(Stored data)
········
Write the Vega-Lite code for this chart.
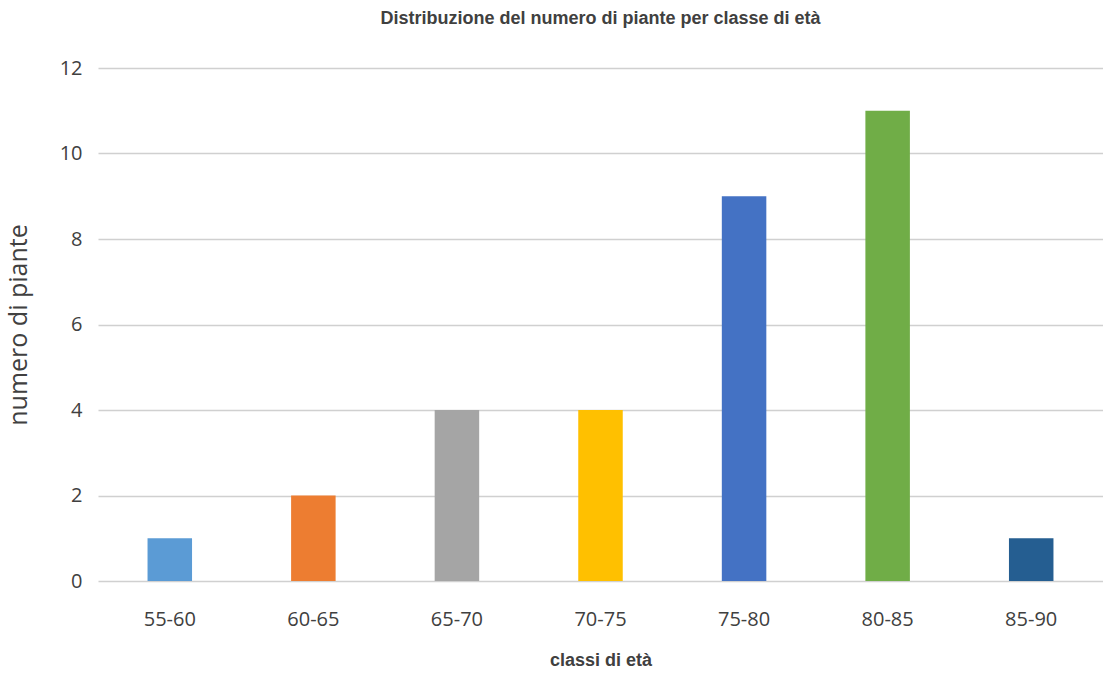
{
  "$schema": "https://vega.github.io/schema/vega-lite/v6.json",
  "autosize": "none",
  "width": 1005,
  "height": 513,
  "padding": {"left": 98, "top": 68, "right": 0, "bottom": 99},
  "background": "white",
  "title": {
    "text": "Distribuzione del numero di piante per classe di età",
    "font": "Liberation Sans Narrow, Liberation Sans, Arial",
    "fontSize": 18,
    "fontWeight": "bold",
    "color": "#404040",
    "anchor": "middle",
    "frame": "group",
    "baseline": "middle",
    "offset": 21
  },
  "data": {
    "values": [
      {"classe": "55-60", "piante": 1},
      {"classe": "60-65", "piante": 2},
      {"classe": "65-70", "piante": 4},
      {"classe": "70-75", "piante": 4},
      {"classe": "75-80", "piante": 9},
      {"classe": "80-85", "piante": 11},
      {"classe": "85-90", "piante": 1}
    ]
  },
  "mark": {"type": "bar"},
  "encoding": {
    "x": {
      "field": "classe",
      "type": "nominal",
      "sort": null,
      "scale": {"paddingInner": 0.69, "paddingOuter": 0.345},
      "axis": {
        "title": "classi di età",
        "titleFont": "Liberation Sans Narrow, Liberation Sans, Arial",
        "titleFontSize": 18,
        "titleFontWeight": "bold",
        "titleColor": "#404040",
        "titlePadding": 22,
        "labelFont": "Open Sans",
        "labelFontSize": 20,
        "labelColor": "#404040",
        "labelAngle": 0,
        "labelPadding": 28,
        "ticks": false,
        "domain": false
      }
    },
    "y": {
      "field": "piante",
      "type": "quantitative",
      "scale": {"domain": [0, 12]},
      "axis": {
        "title": "numero di piante",
        "titleFont": "Open Sans",
        "titleFontSize": 25,
        "titleFontWeight": "normal",
        "titleColor": "#404040",
        "titlePadding": 28,
        "labelFont": "Open Sans",
        "labelFontSize": 20,
        "labelColor": "#404040",
        "labelPadding": 16,
        "values": [0, 2, 4, 6, 8, 10, 12],
        "ticks": false,
        "domain": false,
        "grid": true,
        "gridColor": "#d0d0d0",
        "gridWidth": 1.3
      }
    },
    "color": {
      "field": "classe",
      "type": "nominal",
      "sort": null,
      "scale": {
        "domain": ["55-60", "60-65", "65-70", "70-75", "75-80", "80-85", "85-90"],
        "range": ["#5B9BD5", "#ED7D31", "#A5A5A5", "#FFC000", "#4472C4", "#70AD47", "#255E91"]
      },
      "legend": null
    }
  },
  "config": {"view": {"stroke": null}}
}
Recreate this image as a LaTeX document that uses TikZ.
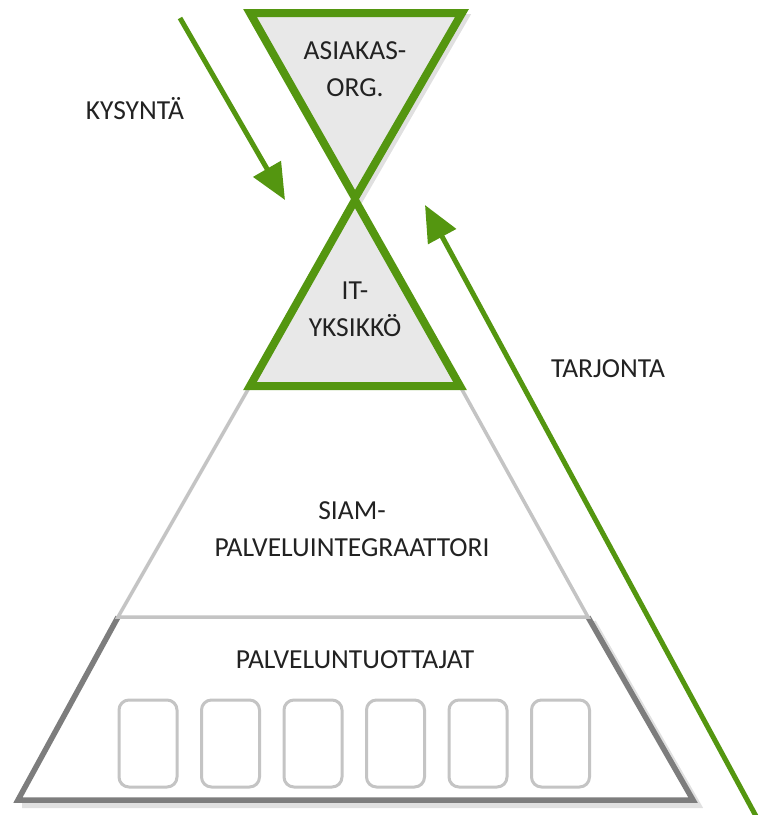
\documentclass[tikz,border=0pt]{standalone}
\usepackage{fontspec}
\setmainfont{Carlito}
\usetikzlibrary{arrows.meta}
\definecolor{leaf}{RGB}{84,150,16}
\definecolor{panel}{RGB}{232,232,232}
\definecolor{ink}{RGB}{34,34,34}
\definecolor{rim}{RGB}{125,125,125}
\definecolor{softrim}{RGB}{196,196,196}
\tikzset{
  label/.style={font=\fontsize{27.5}{37}\selectfont, text=ink, align=center, inner sep=0pt},
  greentri/.style={draw=leaf, line width=8pt, fill=panel, line join=miter},
  band/.style={draw=softrim, line width=3.5pt, fill=white, line join=miter},
  baseband/.style={draw=rim, line width=5.5pt, line join=miter},
  shade/.style={draw=black!40, line width=6pt, opacity=0.3, line join=miter},
  unit/.style={draw=softrim, line width=3pt, rounded corners=10pt},
  flow/.style={draw=leaf, line width=5pt, -{Triangle[length=36pt,width=31pt]}}
}
\begin{document}
\begin{tikzpicture}[x=1pt,y=-1pt]
\useasboundingbox (0,0) rectangle (763,815);

% soft shadows under the outlines
\draw[shade] (22,805) -- (698,805) -- (593,622);
\draw[shade] (254,17) -- (466,17) -- (359,202);

% service producers (bottom band)
\fill[white] (118,617) -- (18,800) -- (693,800) -- (588,617) -- cycle;
\draw[baseband] (118,617) -- (18,800) -- (693,800) -- (588,617);

% service integrator band
\draw[band] (250,386) -- (460,386) -- (588,617) -- (118,617) -- cycle;

% IT unit triangle
\draw[greentri] (355,200) -- (460,386) -- (250,386) -- cycle;

% customer organisation (inverted triangle)
\draw[greentri] (250,13) -- (462,13) -- (355,198) -- cycle;

% provider slots
\foreach \i in {0,...,5}
  \draw[unit] ({119+82.5*\i},700) rectangle ({177+82.5*\i},787);

% texts
\node[label] (asiakas) at (355,69) {ASIAKAS-\\ORG.};
\node[label] (it) at (355,309) {IT-\\YKSIKKÖ};
\node[label] (siam) at (352,529) {SIAM-\\PALVELUINTEGRAATTORI};
\node[label] (tuottajat) at (355,660) {PALVELUNTUOTTAJAT};
\node[label] (kysynta) at (135,109) {KYSYNTÄ};
\node[label] (tarjonta) at (608,369) {TARJONTA};

% demand and supply arrows
\coordinate (dstart) at (180,18);
\coordinate (dend) at (285,200);
\coordinate (sstart) at (757,818);
\coordinate (send) at (425,205);
\draw[flow] (dstart) -- (dend);
\draw[flow] (sstart) -- (send);
\end{tikzpicture}
\end{document}
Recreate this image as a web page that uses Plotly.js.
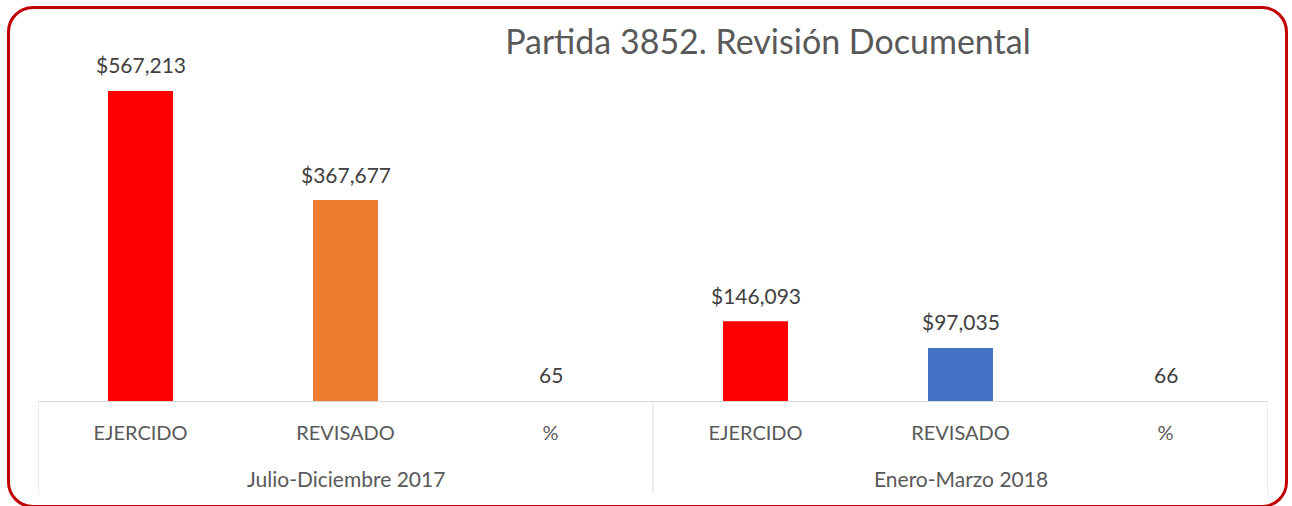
········
*OBJECTIVE:* Nothing but the lines from the one with "Recreate this image as a LaTeX" through the one with "(466,17) -- (359,202);" is to be copied, exactly and ends included. Leave pictures out.

*ANSWER IN FULL:*
Recreate this image as a LaTeX document that uses TikZ.
\documentclass[tikz,border=0pt]{standalone}
\usepackage{fontspec}
\setmainfont{Carlito}
\usetikzlibrary{arrows.meta}
\definecolor{leaf}{RGB}{84,150,16}
\definecolor{panel}{RGB}{232,232,232}
\definecolor{ink}{RGB}{34,34,34}
\definecolor{rim}{RGB}{125,125,125}
\definecolor{softrim}{RGB}{196,196,196}
\tikzset{
  label/.style={font=\fontsize{27.5}{37}\selectfont, text=ink, align=center, inner sep=0pt},
  greentri/.style={draw=leaf, line width=8pt, fill=panel, line join=miter},
  band/.style={draw=softrim, line width=3.5pt, fill=white, line join=miter},
  baseband/.style={draw=rim, line width=5.5pt, line join=miter},
  shade/.style={draw=black!40, line width=6pt, opacity=0.3, line join=miter},
  unit/.style={draw=softrim, line width=3pt, rounded corners=10pt},
  flow/.style={draw=leaf, line width=5pt, -{Triangle[length=36pt,width=31pt]}}
}
\begin{document}
\begin{tikzpicture}[x=1pt,y=-1pt]
\useasboundingbox (0,0) rectangle (763,815);

% soft shadows under the outlines
\draw[shade] (22,805) -- (698,805) -- (593,622);
\draw[shade] (254,17) -- (466,17) -- (359,202);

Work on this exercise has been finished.